Accountability Corner

I think last week’s preview described the Beavs’ defense pretty accurately. That OSU’s linebackers were that squad’s most effective personnel seemed to show out, and I noted the possibility that they’d forgo a nose tackle despite their typical 3-4 structure. I would have expected to see more outside running given the difficulties I saw there in earlier games, but the Ducks seemed to think (evidently correctly) that they’d do just fine up the middle against a lightened box. OSU was much less effective at generating sacks, scrambles, and throwaways against Oregon than they had been in the past, and if that counts as a mistake on my part I’m happy to take it. I spent a lot of space talking about OSU’s frequent blitzing and so I was a little puzzled when it didn’t really show up; in hindsight I wish I had mentioned in my preview that they hadn’t really played an RPO offense before and they might have to adapt by changing that up.

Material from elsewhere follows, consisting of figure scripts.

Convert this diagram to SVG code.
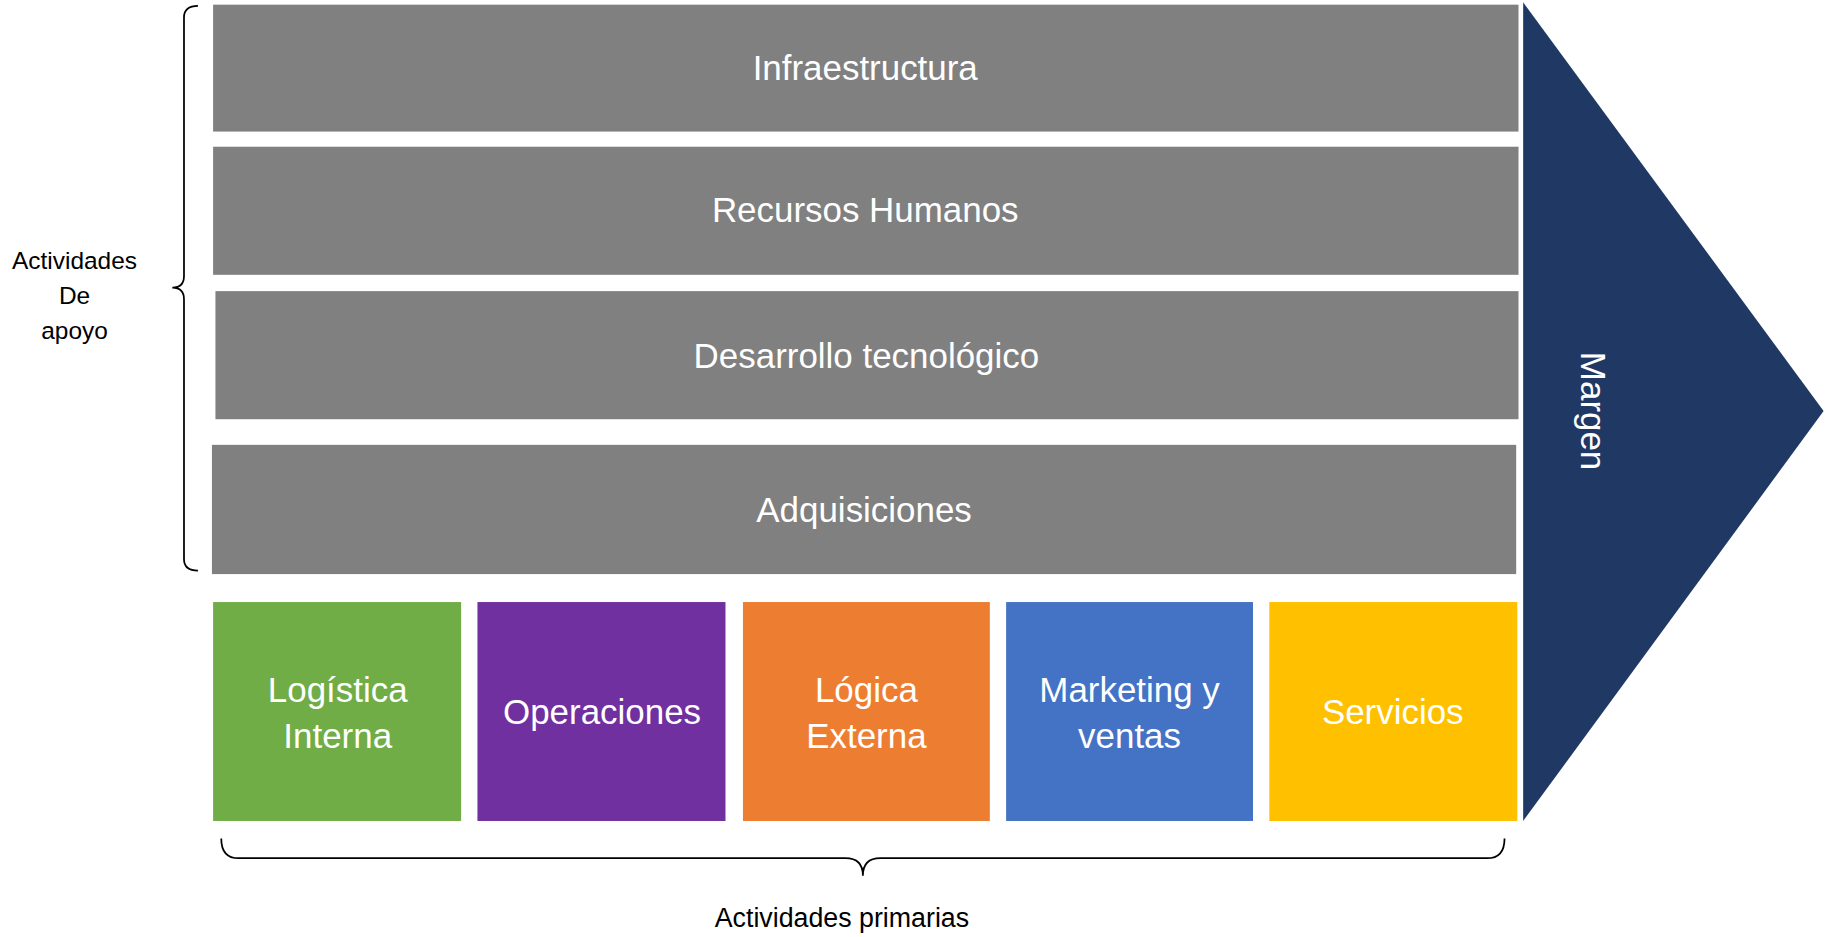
<svg xmlns="http://www.w3.org/2000/svg" width="1826" height="937" viewBox="0 0 1826 937">
<style>
.s{fill:#808080}
.w{fill:#fff;font-family:"Liberation Sans",Arial,sans-serif;font-size:30px;text-anchor:middle}
.k{fill:#000;font-family:"Liberation Sans",Arial,sans-serif;font-size:21px;text-anchor:middle}
.br{fill:none;stroke:#000;stroke-width:1.5}
</style>
<rect width="1826" height="937" fill="#fff"/>
<g transform="scale(1.1645)">
<g id="infra"><rect class="s" x="183" y="4" width="1121" height="109"/><text class="w" x="743" y="69">Infraestructura</text></g>
<g id="rrhh"><rect class="s" x="183" y="126" width="1121" height="110"/><text class="w" x="743" y="191">Recursos Humanos</text></g>
<g id="desarrollo"><rect class="s" x="185" y="250" width="1119" height="110"/><text class="w" x="744" y="316">Desarrollo tecnológico</text></g>
<g id="adq"><rect class="s" x="182" y="382" width="1120" height="111"/><text class="w" x="742" y="448">Adquisiciones</text></g>
<g id="log"><rect fill="#70AD47" x="183" y="517" width="213" height="188"/><text class="w" x="290" y="603">Logística</text><text class="w" x="290" y="642">Interna</text></g>
<g id="ope"><rect fill="#7030A0" x="410" y="517" width="213" height="188"/><text class="w" x="517" y="622">Operaciones</text></g>
<g id="lext"><rect fill="#ED7D31" x="638" y="517" width="212" height="188"/><text class="w" x="744" y="603">Lógica</text><text class="w" x="744" y="642">Externa</text></g>
<g id="mkt"><rect fill="#4472C4" x="864" y="517" width="212" height="188"/><text class="w" x="970" y="603">Marketing y</text><text class="w" x="970" y="642">ventas</text></g>
<g id="serv"><rect fill="#FFC000" x="1090" y="517" width="213" height="188"/><text class="w" x="1196" y="622">Servicios</text></g>
<g id="margen"><polygon fill="#1F3864" points="1308,2 1566,353 1308,705"/><text class="w" transform="translate(1358,353) rotate(90)">Margen</text></g>
<g id="connectors">
<path class="br" d="M170,5 Q158,5 158,15 L158,237 Q158,247 148,247 Q158,247 158,257 L158,480 Q158,490 170,490"/>
<path class="br" d="M190,720 Q190,737 205,737 L726,737 Q741,737 741,752 Q741,737 756,737 L1277,737 Q1292,737 1292,720"/>
</g>
<g id="labels">
<text class="k" x="64" y="231">Actividades</text><text class="k" x="64" y="261">De</text><text class="k" x="64" y="291">apoyo</text>
<text class="k" x="723" y="796" style="font-size:23px">Actividades primarias</text>
</g>
</g>
</svg>
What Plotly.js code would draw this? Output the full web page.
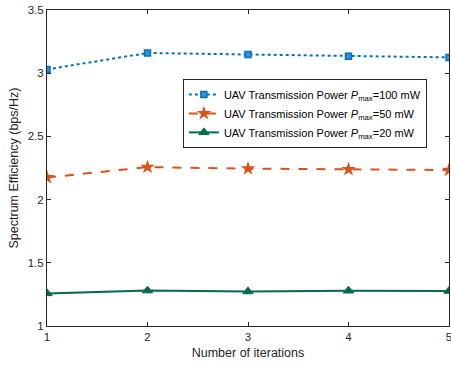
<!DOCTYPE html>
<html>
<head>
<meta charset="utf-8">
<script src="https://cdn.plot.ly/plotly-3.0.1.min.js"></script>
<style>html,body{margin:0;padding:0;background:#fff;}#chart{width:451px;height:368px;}</style>
</head>
<body>
<div id="chart"></div>
<script>
const iterations = [1, 2, 3, 4, 5];
const se100 = [3.03, 3.16, 3.148, 3.135, 3.125];
const se50 = [2.175, 2.257, 2.245, 2.24, 2.234];
const se20 = [1.258, 1.28, 1.273, 1.279, 1.277];
const names = [
  'UAV Transmission Power <i>P</i><sub>max</sub>=100 mW',
  'UAV Transmission Power <i>P</i><sub>max</sub>=50 mW',
  'UAV Transmission Power <i>P</i><sub>max</sub>=20 mW'
];
const xTicks = [1, 2, 3, 4, 5];
const yTicks = [1, 1.5, 2, 2.5, 3, 3.5];
const yTickText = ['1', '1.5', '2', '2.5', '3', '3.5'];

const traces = [
  {x: iterations, y: se100, name: names[0], mode: 'lines+markers',
   line: {color: '#0072BD', width: 2, dash: 'dot'},
   marker: {symbol: 'square', size: 6, color: '#3a8fd0', line: {color: '#0072BD', width: 1.5}}},
  {x: iterations, y: se50, name: names[1], mode: 'lines+markers',
   line: {color: '#D95319', width: 2, dash: 'dash'},
   marker: {symbol: 'star', size: 11, color: '#D95319', line: {color: '#D95319', width: 0}}},
  {x: iterations, y: se20, name: names[2], mode: 'lines+markers',
   line: {color: '#006B4C', width: 2, dash: 'solid'},
   marker: {symbol: 'triangle-up', size: 9, color: '#006B4C', line: {color: '#006B4C', width: 1}}}
];

const axisCommon = {
  showgrid: false, zeroline: false, showline: true, linecolor: '#262626', linewidth: 1,
  mirror: 'ticks', ticks: 'inside', ticklen: 4, tickcolor: '#262626',
  ticklabeloverflow: 'allow',
  tickfont: {family: 'Liberation Sans, Arial, sans-serif', size: 11.5, color: '#262626'}
};

const layout = {
  width: 451, height: 368,
  margin: {l: 47, r: 2, t: 10, b: 42},
  paper_bgcolor: '#ffffff', plot_bgcolor: '#ffffff',
  showlegend: true,
  xaxis: Object.assign({}, axisCommon, {
    range: [1, 5], tickvals: xTicks, ticktext: xTicks.map(String),
    title: {text: 'Number of iterations', standoff: 6,
      font: {family: 'Liberation Sans, Arial, sans-serif', size: 12.5, color: '#262626'}}
  }),
  yaxis: Object.assign({}, axisCommon, {
    range: [1, 3.5], tickvals: yTicks, ticktext: yTickText,
    title: {text: 'Spectrum Efficiency (bps/Hz)', standoff: 6,
      font: {family: 'Liberation Sans, Arial, sans-serif', size: 12.5, color: '#262626'}}
  }),
  legend: {
    x: 0.338, y: 0.782, xanchor: 'left', yanchor: 'top',
    bgcolor: '#ffffff', bordercolor: '#262626', borderwidth: 1,
    font: {family: 'Liberation Sans, Arial, sans-serif', size: 11, color: '#000000'},
    tracegroupgap: 0, itemwidth: 30
  }
};

Plotly.newPlot('chart', traces, layout, {displayModeBar: false, staticPlot: true});
</script>
</body>
</html>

Unfortunately, most of my description of OSU’s offense held up as well. I noted that the Beavs are liable to break a big run but only maybe once a game, and otherwise stuck to efficiency gains - taking out the 82-yd TD on the opening drive and the QB sneaks, OSU averaged 4.8 YPC, had only two other runs over 10 yards but just two negative rushes. While their QB had similar accuracy issues and deep-ball limitations that I’d observed in previous games, the biggest surprise for me was his poise in the pocket - I’ve charted all four of his previous full games at OSU and never saw him make these kind of last-second passes before contact and read the field so well without panicking or throwing interceptable balls. I’m not sure what to do with that - Oregon seems to have a way of making backup quarterbacks look like starters and those with modest records look like Davey O’Brien candidates; maybe I should start working that assumption into future previews.